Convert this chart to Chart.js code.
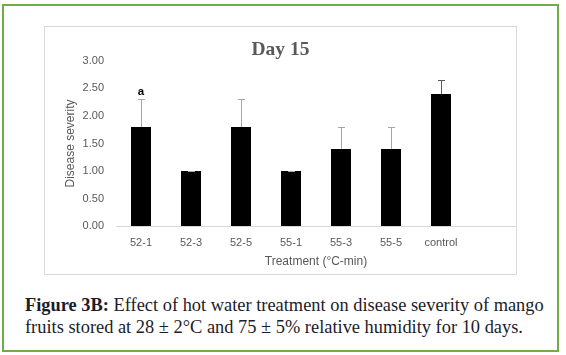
<!DOCTYPE html>
<html><head><meta charset="utf-8">
<script src="https://cdn.jsdelivr.net/npm/chart.js@4"></script>
<style>
html,body{margin:0;padding:0;background:#fff;width:566px;height:355px;overflow:hidden}
#frame{position:absolute;left:2px;top:4px;width:557px;height:348px;border:2px solid #70ad47;box-sizing:border-box}
#box{position:absolute;left:44px;top:26px;width:473px;height:249px;border:1px solid #d9d9d9;box-sizing:border-box}
#wrap{position:absolute;left:45px;top:27px;width:471px;height:247px}
#cap{position:absolute;left:25px;top:295px;font-family:"Liberation Serif",serif;font-size:17.5px;line-height:21.7px;color:#1c1c2a;white-space:nowrap}
#cap b{font-weight:bold}
</style></head>
<body>
<div id="frame"></div>
<div id="box"></div>
<div id="wrap"><canvas id="c" width="471" height="247"></canvas></div>
<div id="cap"><span id="l1"><b>Figure 3B:</b> Effect of hot water treatment on disease severity of mango</span><br><span>fruits stored at 28 ± 2°C and 75 ± 5% relative humidity for 10 days.</span></div>
<script>
const categories = ['52-1','52-3','52-5','55-1','55-3','55-5','control'];
const severity   = [1.8, 1.0, 1.8, 1.0, 1.4, 1.4, 2.4];
const errorUp    = [0.5, 0.0, 0.5, 0.0, 0.4, 0.4, 0.25];
const letters    = ['a','','','','','',''];
const yTicks     = [0, 0.5, 1, 1.5, 2, 2.5, 3];
const chartTitle = 'Day 15';
const yTitle = 'Disease severity';
const xTitle = 'Treatment (°C-min)';

// fit caption width
(function(){
  const cap = document.getElementById('cap');
  const l1 = document.getElementById('l1');
  const w = l1.getBoundingClientRect().width;
  const fs = 17.5 * 519 / w;
  cap.style.fontSize = fs + 'px';
})();

const errColors = ['#a6a6a6','#a6a6a6','#a6a6a6','#a6a6a6','#a6a6a6','#a6a6a6','#595959'];

const errorBars = {
  id: 'errorBars',
  afterDatasetsDraw(chart) {
    const ctx = chart.ctx;
    const meta = chart.getDatasetMeta(0);
    const ys = chart.scales.y;
    ctx.save();
    meta.data.forEach((bar, i) => {
      if (i >= severity.length) return;
      const x = Math.round(bar.x) + 0.5;
      const y0 = ys.getPixelForValue(severity[i]);
      const y1 = Math.round(ys.getPixelForValue(severity[i] + errorUp[i])) + 0.5;
      ctx.strokeStyle = errColors[i];
      ctx.lineWidth = 1;
      ctx.beginPath();
      ctx.moveTo(x, y0);
      ctx.lineTo(x, y1);
      ctx.moveTo(x - 3.5, y1);
      ctx.lineTo(x + 3.5, y1);
      ctx.stroke();
      if (letters[i]) {
        ctx.fillStyle = '#000';
        ctx.font = 'bold 11.5px "Liberation Sans"';
        ctx.textAlign = 'center';
        ctx.textBaseline = 'middle';
        ctx.fillText(letters[i], bar.x, y1 - 8);
      }
    });
    ctx.restore();
  }
};

new Chart(document.getElementById('c'), {
  type: 'bar',
  data: {
    labels: [...categories, ''],
    datasets: [{
      data: severity,
      backgroundColor: '#000000',
      borderWidth: 0,
      barPercentage: 0.4,
      categoryPercentage: 1.0
    }]
  },
  options: {
    responsive: false,
    animation: false,
    layout: { padding: 0 },
    plugins: {
      legend: { display: false },
      tooltip: { enabled: false },
      title: {
        display: true,
        text: chartTitle,
        color: '#595959',
        font: { family: '"Liberation Serif"', size: 19.5, weight: 'bold', lineHeight: 1.1 },
        padding: { top: 12.5, bottom: 0 }
      }
    },
    scales: {
      x: {
        afterFit(s) { s.height = 48; },
        grid: { display: false, drawTicks: false },
        border: { display: true, color: '#d9d9d9', width: 1 },
        ticks: { color: '#595959', font: { family: '"Liberation Sans"', size: 11 }, padding: 10, maxRotation: 0, autoSkip: false },
        title: { display: true, text: xTitle, color: '#595959', font: { family: '"Liberation Sans"', size: 12 }, padding: { top: 0, bottom: 5 } }
      },
      y: {
        min: 0, max: 3,
        afterFit(s) { s.width = 71; },
        afterBuildTicks(s) { s.ticks = yTicks.map(v => ({ value: v })); },
        grid: { display: false, drawTicks: false },
        border: { display: false },
        ticks: { color: '#595959', font: { family: '"Liberation Sans"', size: 11 }, padding: 12, callback: v => Number(v).toFixed(2) },
        title: { display: true, text: yTitle, color: '#595959', font: { family: '"Liberation Sans"', size: 12 }, padding: { top: 18, bottom: 0 } }
      }
    }
  },
  plugins: [errorBars]
});
</script>
</body></html>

* **Task to complete**
Return the listing above in full and without alteration, excluding its pictures.

* **Task solution**
Convert this chart to Chart.js code.
<!DOCTYPE html>
<html><head><meta charset="utf-8">
<script src="https://cdn.jsdelivr.net/npm/chart.js@4"></script>
<style>
html,body{margin:0;padding:0;background:#fff;width:566px;height:355px;overflow:hidden}
#frame{position:absolute;left:2px;top:4px;width:557px;height:348px;border:2px solid #70ad47;box-sizing:border-box}
#box{position:absolute;left:44px;top:26px;width:473px;height:249px;border:1px solid #d9d9d9;box-sizing:border-box}
#wrap{position:absolute;left:45px;top:27px;width:471px;height:247px}
#cap{position:absolute;left:25px;top:295px;font-family:"Liberation Serif",serif;font-size:17.5px;line-height:21.7px;color:#1c1c2a;white-space:nowrap}
#cap b{font-weight:bold}
</style></head>
<body>
<div id="frame"></div>
<div id="box"></div>
<div id="wrap"><canvas id="c" width="471" height="247"></canvas></div>
<div id="cap"><span id="l1"><b>Figure 3B:</b> Effect of hot water treatment on disease severity of mango</span><br><span>fruits stored at 28 ± 2°C and 75 ± 5% relative humidity for 10 days.</span></div>
<script>
const categories = ['52-1','52-3','52-5','55-1','55-3','55-5','control'];
const severity   = [1.8, 1.0, 1.8, 1.0, 1.4, 1.4, 2.4];
const errorUp    = [0.5, 0.0, 0.5, 0.0, 0.4, 0.4, 0.25];
const letters    = ['a','','','','','',''];
const yTicks     = [0, 0.5, 1, 1.5, 2, 2.5, 3];
const chartTitle = 'Day 15';
const yTitle = 'Disease severity';
const xTitle = 'Treatment (°C-min)';

// fit caption width
(function(){
  const cap = document.getElementById('cap');
  const l1 = document.getElementById('l1');
  const w = l1.getBoundingClientRect().width;
  const fs = 17.5 * 519 / w;
  cap.style.fontSize = fs + 'px';
})();

const errColors = ['#a6a6a6','#a6a6a6','#a6a6a6','#a6a6a6','#a6a6a6','#a6a6a6','#595959'];

const errorBars = {
  id: 'errorBars',
  afterDatasetsDraw(chart) {
    const ctx = chart.ctx;
    const meta = chart.getDatasetMeta(0);
    const ys = chart.scales.y;
    ctx.save();
    meta.data.forEach((bar, i) => {
      if (i >= severity.length) return;
      const x = Math.round(bar.x) + 0.5;
      const y0 = ys.getPixelForValue(severity[i]);
      const y1 = Math.round(ys.getPixelForValue(severity[i] + errorUp[i])) + 0.5;
      ctx.strokeStyle = errColors[i];
      ctx.lineWidth = 1;
      ctx.beginPath();
      ctx.moveTo(x, y0);
      ctx.lineTo(x, y1);
      ctx.moveTo(x - 3.5, y1);
      ctx.lineTo(x + 3.5, y1);
      ctx.stroke();
      if (letters[i]) {
        ctx.fillStyle = '#000';
        ctx.font = 'bold 11.5px "Liberation Sans"';
        ctx.textAlign = 'center';
        ctx.textBaseline = 'middle';
        ctx.fillText(letters[i], bar.x, y1 - 8);
      }
    });
    ctx.restore();
  }
};

new Chart(document.getElementById('c'), {
  type: 'bar',
  data: {
    labels: [...categories, ''],
    datasets: [{
      data: severity,
      backgroundColor: '#000000',
      borderWidth: 0,
      barPercentage: 0.4,
      categoryPercentage: 1.0
    }]
  },
  options: {
    responsive: false,
    animation: false,
    layout: { padding: 0 },
    plugins: {
      legend: { display: false },
      tooltip: { enabled: false },
      title: {
        display: true,
        text: chartTitle,
        color: '#595959',
        font: { family: '"Liberation Serif"', size: 19.5, weight: 'bold', lineHeight: 1.1 },
        padding: { top: 12.5, bottom: 0 }
      }
    },
    scales: {
      x: {
        afterFit(s) { s.height = 48; },
        grid: { display: false, drawTicks: false },
        border: { display: true, color: '#d9d9d9', width: 1 },
        ticks: { color: '#595959', font: { family: '"Liberation Sans"', size: 11 }, padding: 10, maxRotation: 0, autoSkip: false },
        title: { display: true, text: xTitle, color: '#595959', font: { family: '"Liberation Sans"', size: 12 }, padding: { top: 0, bottom: 5 } }
      },
      y: {
        min: 0, max: 3,
        afterFit(s) { s.width = 71; },
        afterBuildTicks(s) { s.ticks = yTicks.map(v => ({ value: v })); },
        grid: { display: false, drawTicks: false },
        border: { display: false },
        ticks: { color: '#595959', font: { family: '"Liberation Sans"', size: 11 }, padding: 12, callback: v => Number(v).toFixed(2) },
        title: { display: true, text: yTitle, color: '#595959', font: { family: '"Liberation Sans"', size: 12 }, padding: { top: 18, bottom: 0 } }
      }
    }
  },
  plugins: [errorBars]
});
</script>
</body></html>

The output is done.